Но история, этот «лучший из всех марксистов», научила нас другому. Она научила нас, что «управление вещами», вопреки ожиданиям Энгельса, может превратиться в безграничное «управление людьми» и тем самым привести не только к освобождению государства от экономики, но даже к подчинению экономики государству.

Подчинившись государству, экономика обеспечивает дальнейшее существование этой формы правления. Тот факт, что такой результат вытекает из своеобразной ситуации, вызванной прежде всего войной, не исключает марксистского анализа, но несколько изменяет наше довольно упрощенное и схематичное представление о соотношении экономики и государства, экономики и политики, сложившееся в совершенно иной, отличный от нынешнего, период период. Появление государства как самостоятельной силы сильно усложняет экономическую характеристику общества, в котором политика (т. е. государство) играет определяющую и решающую роль.

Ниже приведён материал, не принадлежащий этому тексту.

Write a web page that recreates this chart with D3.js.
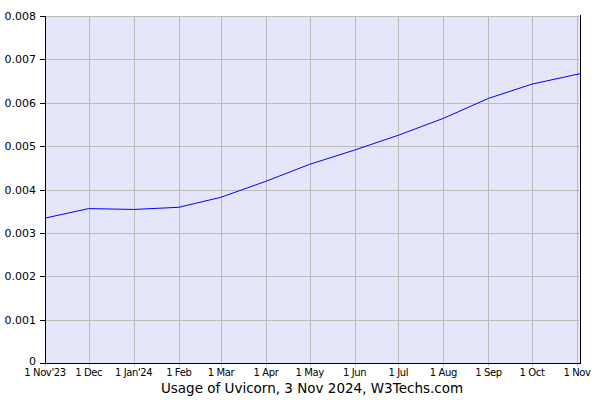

По этой причине спор о том, является ли экономическая система Советского Союза «капиталистической» или «социалистической», кажется мне довольно бессмысленным. Это ни то, ни другое. Она представляет собой тоталитарное государственное хозяйство, т. е. систему, к которой все ближе и ближе сближаются экономики Германии и Италии.

«Социалистический курьер», 25 апреля 1940 г.